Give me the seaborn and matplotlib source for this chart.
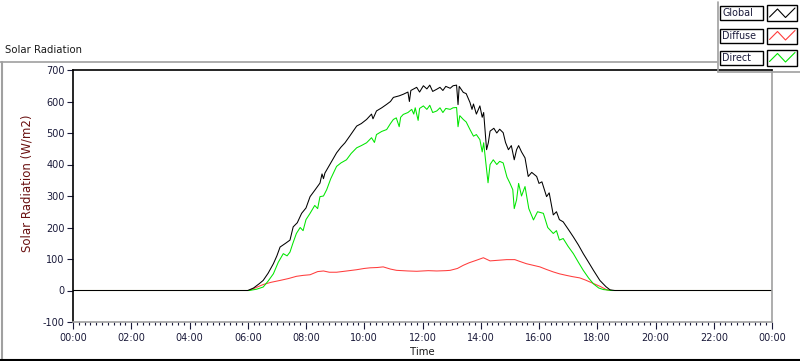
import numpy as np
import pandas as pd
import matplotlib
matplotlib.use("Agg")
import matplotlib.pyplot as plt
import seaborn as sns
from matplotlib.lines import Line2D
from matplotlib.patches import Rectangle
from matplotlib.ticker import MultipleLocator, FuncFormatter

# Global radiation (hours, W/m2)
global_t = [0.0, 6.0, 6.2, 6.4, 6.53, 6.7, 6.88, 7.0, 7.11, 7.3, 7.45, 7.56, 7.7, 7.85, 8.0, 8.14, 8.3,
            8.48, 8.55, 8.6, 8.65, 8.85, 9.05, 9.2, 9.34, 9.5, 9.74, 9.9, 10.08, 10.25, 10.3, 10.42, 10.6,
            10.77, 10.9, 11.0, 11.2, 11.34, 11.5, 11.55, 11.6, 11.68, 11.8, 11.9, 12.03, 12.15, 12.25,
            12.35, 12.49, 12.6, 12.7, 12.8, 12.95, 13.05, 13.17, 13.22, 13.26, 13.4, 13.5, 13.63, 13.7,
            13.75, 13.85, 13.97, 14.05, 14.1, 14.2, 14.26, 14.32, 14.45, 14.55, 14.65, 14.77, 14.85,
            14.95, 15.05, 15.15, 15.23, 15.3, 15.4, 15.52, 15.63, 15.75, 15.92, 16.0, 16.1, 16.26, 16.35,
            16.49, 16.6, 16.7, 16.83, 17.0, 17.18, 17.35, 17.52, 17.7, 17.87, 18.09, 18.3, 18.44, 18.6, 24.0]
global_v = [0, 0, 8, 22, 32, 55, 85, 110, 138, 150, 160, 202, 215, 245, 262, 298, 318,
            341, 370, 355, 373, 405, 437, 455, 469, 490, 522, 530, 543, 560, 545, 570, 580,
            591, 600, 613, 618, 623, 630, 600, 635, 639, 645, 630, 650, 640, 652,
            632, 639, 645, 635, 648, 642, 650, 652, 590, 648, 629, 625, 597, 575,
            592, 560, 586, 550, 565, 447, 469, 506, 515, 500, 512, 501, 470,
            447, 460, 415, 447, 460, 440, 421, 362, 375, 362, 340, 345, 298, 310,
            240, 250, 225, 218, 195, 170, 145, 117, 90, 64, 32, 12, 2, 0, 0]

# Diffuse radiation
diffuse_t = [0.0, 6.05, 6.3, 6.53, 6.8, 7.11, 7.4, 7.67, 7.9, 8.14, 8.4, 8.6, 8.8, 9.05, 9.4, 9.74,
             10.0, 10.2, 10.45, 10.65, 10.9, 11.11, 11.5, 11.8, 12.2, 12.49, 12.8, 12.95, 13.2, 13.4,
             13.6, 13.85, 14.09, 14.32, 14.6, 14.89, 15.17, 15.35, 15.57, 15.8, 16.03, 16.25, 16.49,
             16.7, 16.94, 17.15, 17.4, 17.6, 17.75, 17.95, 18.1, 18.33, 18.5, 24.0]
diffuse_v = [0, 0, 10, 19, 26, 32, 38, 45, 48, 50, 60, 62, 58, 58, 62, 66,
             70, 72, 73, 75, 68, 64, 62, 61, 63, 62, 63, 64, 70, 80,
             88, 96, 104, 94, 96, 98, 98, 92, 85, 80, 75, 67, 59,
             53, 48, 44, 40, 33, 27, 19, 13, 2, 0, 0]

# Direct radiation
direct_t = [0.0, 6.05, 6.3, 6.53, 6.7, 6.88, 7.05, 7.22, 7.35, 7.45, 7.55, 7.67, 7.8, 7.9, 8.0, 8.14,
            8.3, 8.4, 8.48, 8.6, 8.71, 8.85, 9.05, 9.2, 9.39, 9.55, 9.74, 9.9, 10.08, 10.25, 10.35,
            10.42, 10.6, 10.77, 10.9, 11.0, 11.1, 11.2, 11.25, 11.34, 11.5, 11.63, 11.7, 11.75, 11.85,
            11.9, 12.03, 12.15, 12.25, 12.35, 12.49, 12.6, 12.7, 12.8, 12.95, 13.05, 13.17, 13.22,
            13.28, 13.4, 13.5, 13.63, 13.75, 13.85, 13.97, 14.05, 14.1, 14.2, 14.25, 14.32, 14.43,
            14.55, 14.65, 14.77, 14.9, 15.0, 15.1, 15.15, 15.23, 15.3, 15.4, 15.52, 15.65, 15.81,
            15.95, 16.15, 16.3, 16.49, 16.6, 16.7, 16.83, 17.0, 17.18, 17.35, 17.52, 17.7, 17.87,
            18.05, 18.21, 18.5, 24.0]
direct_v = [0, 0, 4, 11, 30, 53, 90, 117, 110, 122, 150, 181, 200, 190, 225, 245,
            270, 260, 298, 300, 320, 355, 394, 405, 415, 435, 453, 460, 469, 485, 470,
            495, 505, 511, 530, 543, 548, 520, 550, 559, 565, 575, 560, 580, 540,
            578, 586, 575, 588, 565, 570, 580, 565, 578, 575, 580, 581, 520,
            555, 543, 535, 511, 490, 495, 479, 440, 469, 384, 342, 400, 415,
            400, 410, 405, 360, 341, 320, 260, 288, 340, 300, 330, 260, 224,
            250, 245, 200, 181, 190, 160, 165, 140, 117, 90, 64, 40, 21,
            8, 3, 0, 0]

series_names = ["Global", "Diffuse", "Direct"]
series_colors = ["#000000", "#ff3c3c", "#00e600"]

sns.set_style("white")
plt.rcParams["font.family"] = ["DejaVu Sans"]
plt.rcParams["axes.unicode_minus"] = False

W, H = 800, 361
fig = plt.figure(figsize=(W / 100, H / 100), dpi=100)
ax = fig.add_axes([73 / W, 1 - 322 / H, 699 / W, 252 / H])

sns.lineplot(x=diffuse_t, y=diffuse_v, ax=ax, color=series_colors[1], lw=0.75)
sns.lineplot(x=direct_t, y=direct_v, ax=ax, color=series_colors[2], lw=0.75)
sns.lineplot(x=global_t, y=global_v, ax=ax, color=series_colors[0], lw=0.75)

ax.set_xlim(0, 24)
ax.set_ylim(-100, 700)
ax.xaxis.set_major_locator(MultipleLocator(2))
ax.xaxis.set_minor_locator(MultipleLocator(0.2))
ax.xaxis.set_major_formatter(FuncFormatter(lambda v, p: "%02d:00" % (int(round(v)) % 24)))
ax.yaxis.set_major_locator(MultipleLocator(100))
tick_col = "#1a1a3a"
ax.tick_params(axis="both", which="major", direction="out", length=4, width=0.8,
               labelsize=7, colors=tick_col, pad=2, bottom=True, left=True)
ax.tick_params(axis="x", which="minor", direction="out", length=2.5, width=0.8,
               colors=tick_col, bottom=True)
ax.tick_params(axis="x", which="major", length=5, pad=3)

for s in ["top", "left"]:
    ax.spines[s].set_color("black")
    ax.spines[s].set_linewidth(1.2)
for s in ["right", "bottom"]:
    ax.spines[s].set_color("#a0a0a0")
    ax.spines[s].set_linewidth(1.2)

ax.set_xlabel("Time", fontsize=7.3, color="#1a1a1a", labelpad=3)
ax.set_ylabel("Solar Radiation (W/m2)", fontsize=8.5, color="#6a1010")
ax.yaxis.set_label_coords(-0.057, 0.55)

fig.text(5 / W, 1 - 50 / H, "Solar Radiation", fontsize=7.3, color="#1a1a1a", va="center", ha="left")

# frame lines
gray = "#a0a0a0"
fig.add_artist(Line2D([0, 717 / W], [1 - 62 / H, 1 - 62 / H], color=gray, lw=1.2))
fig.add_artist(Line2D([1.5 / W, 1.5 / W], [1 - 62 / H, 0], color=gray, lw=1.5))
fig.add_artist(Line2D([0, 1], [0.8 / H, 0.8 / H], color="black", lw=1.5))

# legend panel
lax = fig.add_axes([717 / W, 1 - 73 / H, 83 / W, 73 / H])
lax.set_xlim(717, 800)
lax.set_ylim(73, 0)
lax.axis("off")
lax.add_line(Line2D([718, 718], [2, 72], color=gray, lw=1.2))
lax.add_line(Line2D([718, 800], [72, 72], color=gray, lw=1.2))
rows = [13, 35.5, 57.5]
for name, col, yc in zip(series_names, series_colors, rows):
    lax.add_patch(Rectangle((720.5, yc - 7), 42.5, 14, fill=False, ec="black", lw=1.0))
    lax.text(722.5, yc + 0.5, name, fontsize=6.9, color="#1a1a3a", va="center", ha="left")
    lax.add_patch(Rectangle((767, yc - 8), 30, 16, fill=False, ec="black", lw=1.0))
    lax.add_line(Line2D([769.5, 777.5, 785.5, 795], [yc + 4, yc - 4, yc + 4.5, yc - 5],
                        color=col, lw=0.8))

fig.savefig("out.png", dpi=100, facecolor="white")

= = = = =

WRITTEN EXERCISE | Take the lines from the start of the material to the line with "12, 2, 0, 0]", both included, and transcribe them exactly without the pictures.

WRITTEN SOLUTION |
Give me the seaborn and matplotlib source for this chart.
import numpy as np
import pandas as pd
import matplotlib
matplotlib.use("Agg")
import matplotlib.pyplot as plt
import seaborn as sns
from matplotlib.lines import Line2D
from matplotlib.patches import Rectangle
from matplotlib.ticker import MultipleLocator, FuncFormatter

# Global radiation (hours, W/m2)
global_t = [0.0, 6.0, 6.2, 6.4, 6.53, 6.7, 6.88, 7.0, 7.11, 7.3, 7.45, 7.56, 7.7, 7.85, 8.0, 8.14, 8.3,
            8.48, 8.55, 8.6, 8.65, 8.85, 9.05, 9.2, 9.34, 9.5, 9.74, 9.9, 10.08, 10.25, 10.3, 10.42, 10.6,
            10.77, 10.9, 11.0, 11.2, 11.34, 11.5, 11.55, 11.6, 11.68, 11.8, 11.9, 12.03, 12.15, 12.25,
            12.35, 12.49, 12.6, 12.7, 12.8, 12.95, 13.05, 13.17, 13.22, 13.26, 13.4, 13.5, 13.63, 13.7,
            13.75, 13.85, 13.97, 14.05, 14.1, 14.2, 14.26, 14.32, 14.45, 14.55, 14.65, 14.77, 14.85,
            14.95, 15.05, 15.15, 15.23, 15.3, 15.4, 15.52, 15.63, 15.75, 15.92, 16.0, 16.1, 16.26, 16.35,
            16.49, 16.6, 16.7, 16.83, 17.0, 17.18, 17.35, 17.52, 17.7, 17.87, 18.09, 18.3, 18.44, 18.6, 24.0]
global_v = [0, 0, 8, 22, 32, 55, 85, 110, 138, 150, 160, 202, 215, 245, 262, 298, 318,
            341, 370, 355, 373, 405, 437, 455, 469, 490, 522, 530, 543, 560, 545, 570, 580,
            591, 600, 613, 618, 623, 630, 600, 635, 639, 645, 630, 650, 640, 652,
            632, 639, 645, 635, 648, 642, 650, 652, 590, 648, 629, 625, 597, 575,
            592, 560, 586, 550, 565, 447, 469, 506, 515, 500, 512, 501, 470,
            447, 460, 415, 447, 460, 440, 421, 362, 375, 362, 340, 345, 298, 310,
            240, 250, 225, 218, 195, 170, 145, 117, 90, 64, 32, 12, 2, 0, 0]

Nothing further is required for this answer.